PLEASANT GROVE, Utah — As befits a company selling more than $1 billion in essential oils, 9-year-old doTerra’s sprawling headquarters is beautiful, inside and out.
As one drives into the campus, neat flower arrangements, carefully tended by logo-sporting workers, greet you. Inside, the aromas of diffused essential oils waft through the air.
Call it, if you would, the sweet smell of success.
The firm’s thousands of independent distributors—like many similar operations, doTerra is a network marketing firm—are enthusiastic supporters. In September, a record 33,000 are expected to pack Salt Lake City’s just-refurbished Vivint SmartHome Arena. The annual doTerra convention will be the first event in the renovated sports palace.
Tickets for the doTerra-palooza sold out months ago, said Kirk Jowers, a veteran political operative in Utah who is a vice president on the company's executive committee. But, he added, tickets aren’t the only thing that’s selling like the proverbial hotcakes.
“We are selling now more of some essential oils than existed on the face of the Earth when we were founded in 2008,” Jowers said during an interview in an office made fragrant by a misting diffuser.
And while doTerra, which employs 2,000 people in Utah alone, is far from the garage-housed startups not far from its Utah County campus, the firm’s success secrets are the same as many of those budding firms.
Topping the list, Jowers said, is the Beehive State itself: “Utah is the best place to grow a global business. We have to source our oils from 46 different countries, and we sell them in over 100 countries. Because of the language skills in this state, both native speakers as well as those who are proficient because of overseas service, religious or other service, you know we can talk to basically every country on Earth.”
Val Hale, another well-known Utah name, directs the Governor’s Office of Economic Development in Salt Lake City. Not surprisingly, Hale agrees Utah is a place to plant, nurture and grow a business, even to the size of doTerra.
“We have very entrepreneurial people in the state,” Hale said. “Utahns are willing to take risks. They serve Mormon missions, they’re out learning languages, living in other cultures and knocking on doors. It gives them confidence in what they want to do.”
Hale said the state also “values and, in fact, admires capitalism. There are some states where it’s almost a dirty word. Willing to gamble everything they have … we don’t vilify them, admire what they’ve done.”
And as might be expected from an economic development official, Hale also touted Utah as having a “regulatory friendly” environment for new and incoming businesses.
Just as important for the growth of doTerra’s business, Jowers said, is the ability to give back to the countries that source its oils, something the firm calls “co-impact sourcing.”
According to Jowers, “Co-impact sourcing brings us to a different level with the people. It's where we partner with them so they benefit alongside us.”
Encouraging worldwide economic growth
What it entails, he said, is increasing the yearly incomes of those growing the plants from which the oils are extracted. “We partner with them to help them become more sustainable in the way they grow, and make them more efficient,” Jowers said.

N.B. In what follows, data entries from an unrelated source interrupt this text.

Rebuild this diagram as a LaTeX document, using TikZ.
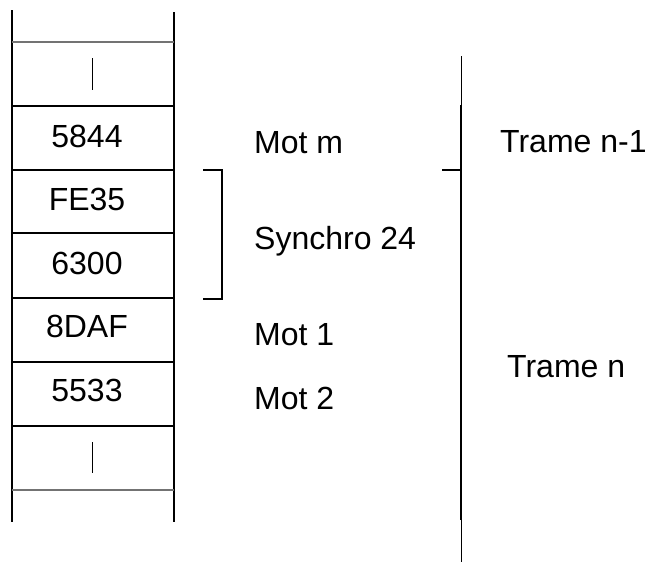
\documentclass[tikz,border=0pt]{standalone}
\usepackage{fontspec}
\setmainfont{Liberation Sans}
\begin{document}
\begin{tikzpicture}[x=1pt,y=-1pt,
  thickline/.style={line width=2pt,black},
  grayline/.style={line width=2pt,black!55},
  thinline/.style={line width=1pt,black},
  lbl/.style={font=\fontsize{32}{38}\selectfont,inner sep=0pt,anchor=base},
  lblw/.style={font=\fontsize{32}{38}\selectfont,inner sep=0pt,anchor=base west}]
\useasboundingbox (0,0) rectangle (649,562);
% column
\coordinate (cl1) at (12,10);
\coordinate (cl2) at (12,522);
\coordinate (cr1) at (174,12);
\coordinate (cr2) at (174,522);
\draw[thickline] (cl1) -- (cl2);
\draw[thickline] (cr1) -- (cr2);
\draw[grayline] (12,42) -- (174,42);
\foreach \yy in {106,170,233,298,362,426} \draw[thickline] (12,\yy) -- (174,\yy);
\draw[grayline] (12,490) -- (174,490);
\draw[thinline] (92,58) -- (92,90);
\draw[thinline] (92,442) -- (92,473);
% cell labels
\node[lbl] (w1) at (87,147) {5844};
\node[lbl] (w2) at (87,210) {FE35};
\node[lbl] (w3) at (87,274) {6300};
\node[lbl] (w4) at (87,337) {8DAF};
\node[lbl] (w5) at (87,401) {5533};
% bracket
\coordinate (b1) at (203,170);
\coordinate (b2) at (222,170);
\coordinate (b3) at (222,299);
\coordinate (b4) at (203,299);
\draw[thickline] (b1) -- (b2) -- (b3) -- (b4);
% middle labels
\node[lblw] (motm) at (254,153) {Mot m};
\node[lblw] (sync) at (254,249) {Synchro 24};
\node[lblw] (mot1) at (254,345) {Mot 1};
\node[lblw] (mot2) at (254,409) {Mot 2};
% right line
\coordinate (r0) at (461,56);
\coordinate (r1) at (461,105);
\coordinate (r2) at (461,520);
\coordinate (r3) at (461,562);
\coordinate (rt) at (442,170);
\coordinate (rm) at (461,170);
\draw[thinline] (r0) -- (r1);
\draw[thickline] (r1) -- (r2);
\draw[thinline] (r2) -- (r3);
\draw[thickline] (rt) -- (rm);
\node[lblw] (tn1) at (500,152) {Trame n-1};
\node[lblw] (tn) at (507,377) {Trame n};
\end{tikzpicture}
\end{document}
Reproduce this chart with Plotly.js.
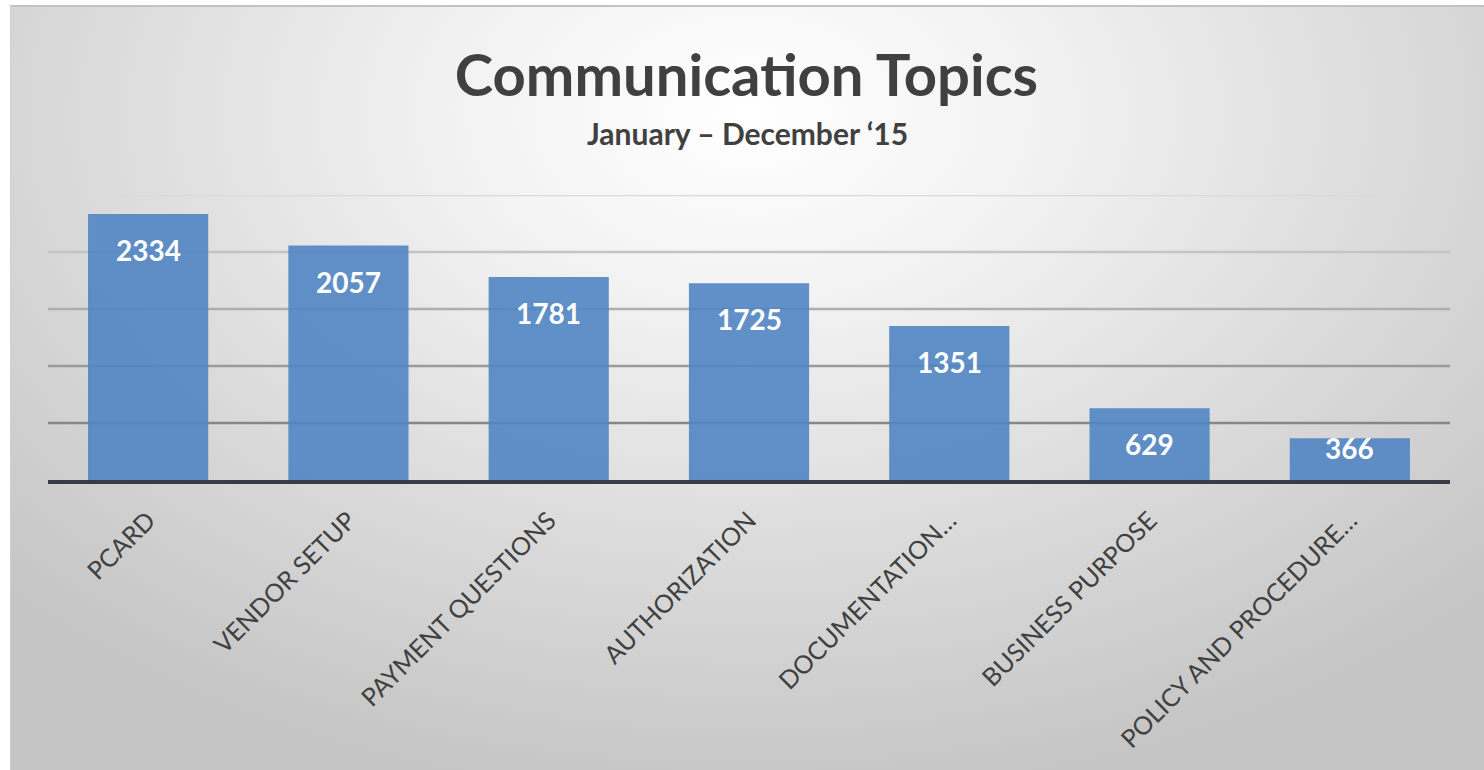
<!DOCTYPE html>
<html>
<head>
<meta charset="utf-8">
<script src="https://cdn.plot.ly/plotly-3.0.1.min.js"></script>
<style>
  html, body { margin: 0; padding: 0; background: #ffffff; }
  #frame {
    position: absolute; left: 10px; top: 5px; width: 1474px; height: 765px;
    background: radial-gradient(ellipse 70% 90% at 50% 14%, #ffffff 0%, #f2f2f2 28%, #dcdcdc 62%, #c5c5c5 100%);
    border-top: 2px solid #c2c2c2; border-left: 1px solid #d0d0d0;
    box-sizing: border-box;
  }
  #chart { position: absolute; left: 0; top: 0; width: 1484px; height: 770px; }
</style>
</head>
<body>
<div id="frame"></div>
<div id="chart"></div>
<script>
const categories = ["PCARD", "VENDOR SETUP", "PAYMENT QUESTIONS", "AUTHORIZATION", "DOCUMENTATION…", "BUSINESS PURPOSE", "POLICY AND PROCEDURE…"];
const counts = [2334, 2057, 1781, 1725, 1351, 629, 366];
const gridValues = [500, 1000, 1500, 2000, 2500];
const gridColors = ["#878787", "#9a9a9a", "#aeaeae", "#c4c4c4", "#dadada"];
const titleText = "Communication Topics";
const subtitleText = "January – December ‘15";

const plotHeightPx = 285;
const yMax = 2500;

const trace = {
  type: "bar",
  x: categories,
  y: counts,
  width: 0.6,
  marker: { color: "rgba(80,133,194,0.9)", line: { width: 0 } },
  hoverinfo: "skip"
};

const labels = counts.map((v, i) => {
  const barPx = v * plotHeightPx / yMax;
  return {
    x: categories[i], y: v, xref: "x", yref: "y",
    text: String(v), showarrow: false,
    yanchor: "middle", yshift: -Math.min(36, barPx - 32),
    font: { family: "Lato, 'Open Sans', sans-serif", size: 28, color: "#ffffff", weight: "bold" }
  };
});

labels.push({
  x: 0.499, y: 1 + (195 - 133) / plotHeightPx, xref: "paper", yref: "paper",
  text: "<b>" + subtitleText + "</b>", showarrow: false, yanchor: "middle", xanchor: "center",
  font: { family: "Lato, 'Open Sans', sans-serif", size: 30, color: "#404040" }
});

const shapes = gridValues.map((g, i) => ({
  type: "line", xref: "paper", yref: "y", x0: 0, x1: 1, y0: g, y1: g,
  line: { color: gridColors[i], width: 2.5 }, layer: "below"
}));

const layout = {
  width: 1484, height: 770,
  paper_bgcolor: "rgba(0,0,0,0)", plot_bgcolor: "rgba(0,0,0,0)",
  margin: { l: 48, r: 34, t: 195, b: 290 },
  title: {
    text: "<b>" + titleText + "</b>",
    x: 0.503, xanchor: "center", y: 1 - 76 / 770, yanchor: "middle", yref: "container",
    font: { family: "Lato, 'Open Sans', sans-serif", size: 58, color: "#404040" }
  },
  xaxis: {
    type: "category",
    tickangle: -45,
    tickfont: { family: "Lato, 'Open Sans', sans-serif", size: 25, color: "#404040" },
    showgrid: false, zeroline: false,
    showline: true, linecolor: "#383c44", linewidth: 4,
    ticks: "", ticklabelstandoff: 12,
    fixedrange: true
  },
  yaxis: {
    range: [0, yMax], showgrid: false, zeroline: false, showticklabels: false,
    showline: false, fixedrange: true
  },
  shapes: shapes,
  annotations: labels,
  showlegend: false,
  bargap: 0.4
};

Plotly.newPlot("chart", [trace], layout, { staticPlot: true, displayModeBar: false });
</script>
</body>
</html>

In Haiti, one of the places where doTerra sources its vetiver oil, one of the great needs was for local distilleries to process essential oils both for export and domestic use. Jowers said the company provides the equipment and training, “so that they could have a co-op and as we go up [as a company] they could go up.” And, the firm’s Healing Hands Foundation backs humanitarian relief efforts there.
Such hands-on development aid has earned plaudits for doTerra, including an “International Company of the Year” award sponsored by GOED, the Salt Lake City Chamber of Commerce and World Trade Center Utah, which promotes the state’s exports.
According to Derek Miller, World Trade Center Utah president, the humanitarian works a firm such as doTerra performs merits the honor as much as bottom-line results.
“What it really does on the international landscape, outside of their own businesses [is] the connection it makes for Utah around the world,” Miller said.